AN EXHIBITION BY KISHIO SUGA
TOMIO KOYAMA GALLERY, TOKYO
APRIL 28 – JUNE 10, 2017
“Mono” (things) in Suga’s philosophy includes not only materials such as wood, stone, metal, or glass, but also invisible and abstract things such as space, human thoughts, consciousness or concepts. He has remarked that he “even doubts whether a stone might not be a stone.” Suga denies things that are widely recognized by everyone else, and attempts to re-recognize the essence of things and existence (reality) through continuous dialogue with them.

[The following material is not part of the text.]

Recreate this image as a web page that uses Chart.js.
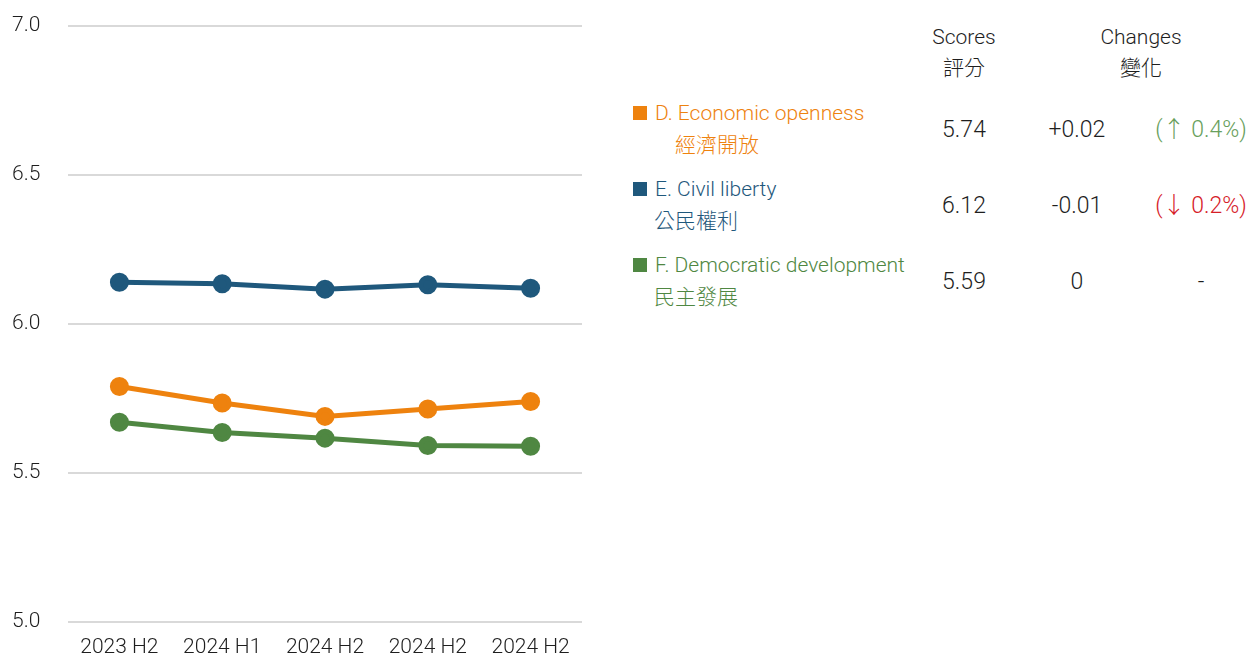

Suga places things sometimes in harmony, and sometimes in juxtaposition in space to complete a work. He does not let things exist on their own, but lets “things” and “things”, “things” and “space”, and “things” and “people” interact, connect, and enclose, revealing a sense of “relevancy” where things are interdependent on each other, the “separation”, “area”, and “complexity” in different ways from how we usually see things exist, as if things presented new forms, situations, or sites.
If we look at the ways “things” exist as themselves, there is always a situation of “interdependence”. When we try to think about a thing, or a situation, many “things” come as attached to the thing that we want to see. What makes it complex is that each thing, whether I get involved directly or not, brings about a presence and sense of reality for it to be “real”. It has its own orientations, and its state claims that it must exist there as it is. Sometimes it looks simple and sometime complex, but they all rely on “interdependency”. There are some things that are directly connected with the thing I want to use, and others are indirect and concealed. If it simply exists there, I would be able to present things (work) easily, but in reality that is not the case. Because we have a premise of “interdependency”, I have to look for the locations each time. That’s why I am always wandering between existence and non-existence. (Kishio Suga, Between Existence and Non-Existence, 2017)
By showing the interdependent relations and supporting connections between thing and thing, thing and consciousness, Suga’s work reveals perspectives on the world which we ordinarily do not notice. His work also invites us to reflect on how we see ourselves and the world.